In this process of juggling money around on their balance sheets, banks also interact with the central bank (Bank of England). The TFS is one such interaction: commercial banks receive assets (central bank reserves) on favourable terms – i.e. the liabilities that go on their balance sheets are not as heavy as they might otherwise be if they borrowed from elsewhere. The Bank of England does this to try to give banks space to pass through actual money (reserves) to consumers and businesses. However, it also lets those banks make higher profits, and does nothing to fix the faulty mechanism whereby banks don’t have enough reserves to pay their creditors all at once.’


Robert Searle


... Also when banks repossess properties they are auctioned off "very cheaply". The question is this.

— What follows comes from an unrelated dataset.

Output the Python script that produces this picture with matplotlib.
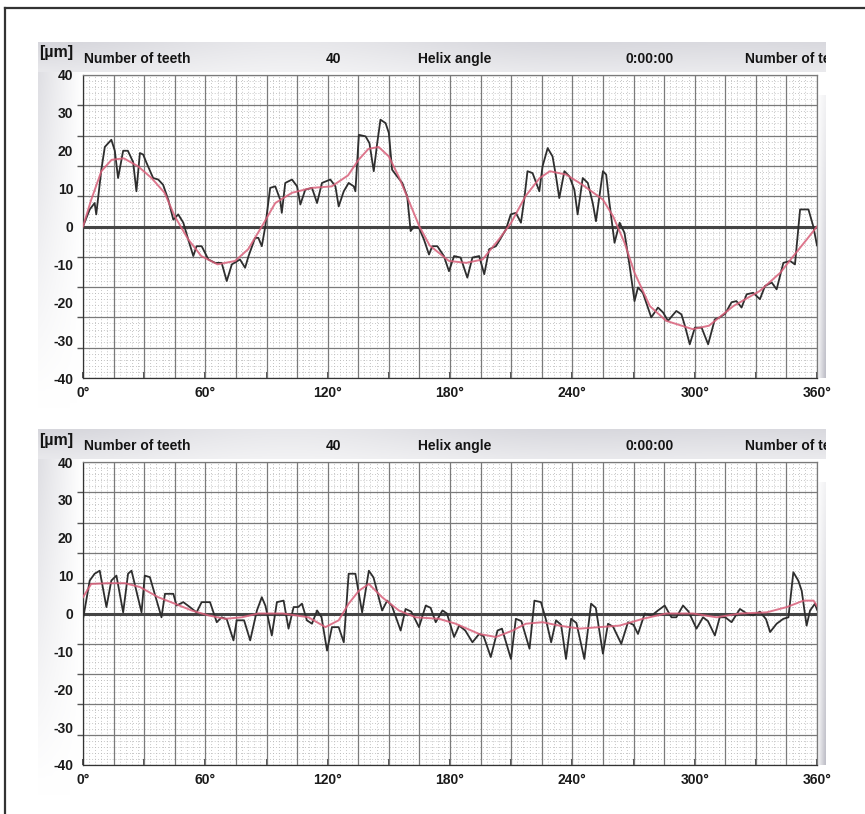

How can they do this if the money which was used to originally buy them was created out of thin air? Possibly the amount of money that is gotten via auction...

Positive Money UK

Positive Money UK With mortgages, too, its easy to get confused between the actual value of the house and the number on the banks’ balance sheet. When they create a loan to a customer who then buys a house, the loan is the asset on the bank’s balance sheet. When they repossess it, that loan is replaced by the house itself. A house is not great for the bank to have on its asset sheet – it would rather have cash, and moreover there is a legal obligation to the customer and former homeowner to cover any shortfall! So low auctioned prices will be in the bank’s interest. That the money created to buy the house isn’t backed by reserves doesn’t matter during this process; the point of our argument is that so many of the transactions that take place in our economy, and seem to shift value around, aren’t backed by real cash or value.